Comments, In Focus, Needle's Eye

Slavery and reparations

Abolition Acts continued to be re-written and re-applied right up until the early 1900s. The effects are still with us.


Nigel Pocock


African-Caribbean slaves are the largest group that have not been compensated for the suffering and abuse they underwent for 400 years (c. 1450-1850).

This might seem a generous date to some, and an under-estimate to others. Abolition Acts continued to be re-written and re-applied right up until the early 1900s. The effects are still with us. Some people think that an apology is inadequate, and indeed it is. But it is not a waste of time. Psychologically, it is the ‘foot in the door’ for a bigger favour to follow, compensation. This is precisely what western government’s fear, not altogether irrationally. True, they are not guilty for the original atrocity, but they are responsible for how they have, and are, handling the effects.

This includes accrued monetary and therefore capital investments, through banks and other profitable ventures. There is indeed guilt, for failing to acknowledge this responsibility, and to act on it. This requires acknowledgement.

In this article, I want to suggest that while governments may quake in their bureaucratic boots at the thought of the £7.5 trillion  calculated as due from the UK (enough to bankrupt the economy) and to find all kinds of obfuscating excuses in order to distract and delay the evil moment of apology and compensation.

True, there are difficulties in defining who should receive the compensation, but it need not impede action.

Thus, it may easiest for NGOs and charities to lead the way in implementing compensation through a targeted approach to the present-day effects. These are primarily educational and in terms of health.

Unsurprisingly, the two are related. Better educated people are better off economically, and enjoy less stress, better diet, and can make better-informed choices. Prudent people have the greatest life expectancy, and so therefore choice and lifestyle are intimately connected. J P Morgan, the financial institution, for example, in 2005, pioneered a $5,000,000 educational project for Black youth as a form of compensation for 1,000 slaves taken in the 1850s as collateral against loans.

This sets a precedent for future claims. This may seem like a tiny dent in the effects of slavery, but it is a constructive start.

Psychologically, small steps are achievable steps, and lead to longer-term change in attitudes and actions. Behind this lies a simple dynamic. Actions shape attitudes, as attitudes shape actions.
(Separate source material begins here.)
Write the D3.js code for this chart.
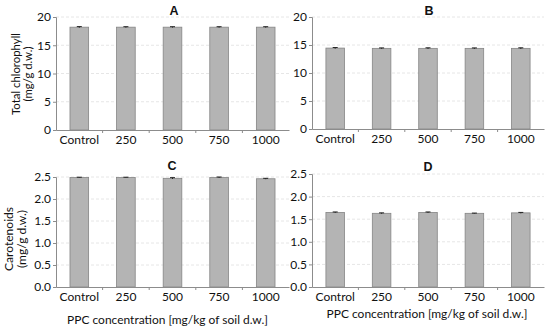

Prosocial actions (provided they done freely) lead to prosocial attitudes, and vice-versa.

Act like a macho playa with lots of pickney as evidence, and attitudes are perpetuated that undermine family responsibility, and thus all the dysfunctions that flow from this. Slavery established this lack of structure, but there is no need to stay with this.

There are alternative definitions of reality. These alternatives need to be encouraged by government funding of NGOs and charities. Other such attitude/action, action/attitude circles that need addressing are related to (for example) why Caribbean populations (especially women) have amongst the highest cerebrovascular (stroke) rates of any ethnic group.  Likewise schizophrenia (although misdiagnosis and communication is probably a part of this).

Reparations can start here, in Jamaica and Barbados, in St. Kitt’s and Nevis, Britain’s oldest slaving colonies, and work outwards.

A beginning can be made. Politicians need to the shorn by Occam’s Razor; this not as complex as is made out. What is needed is political will.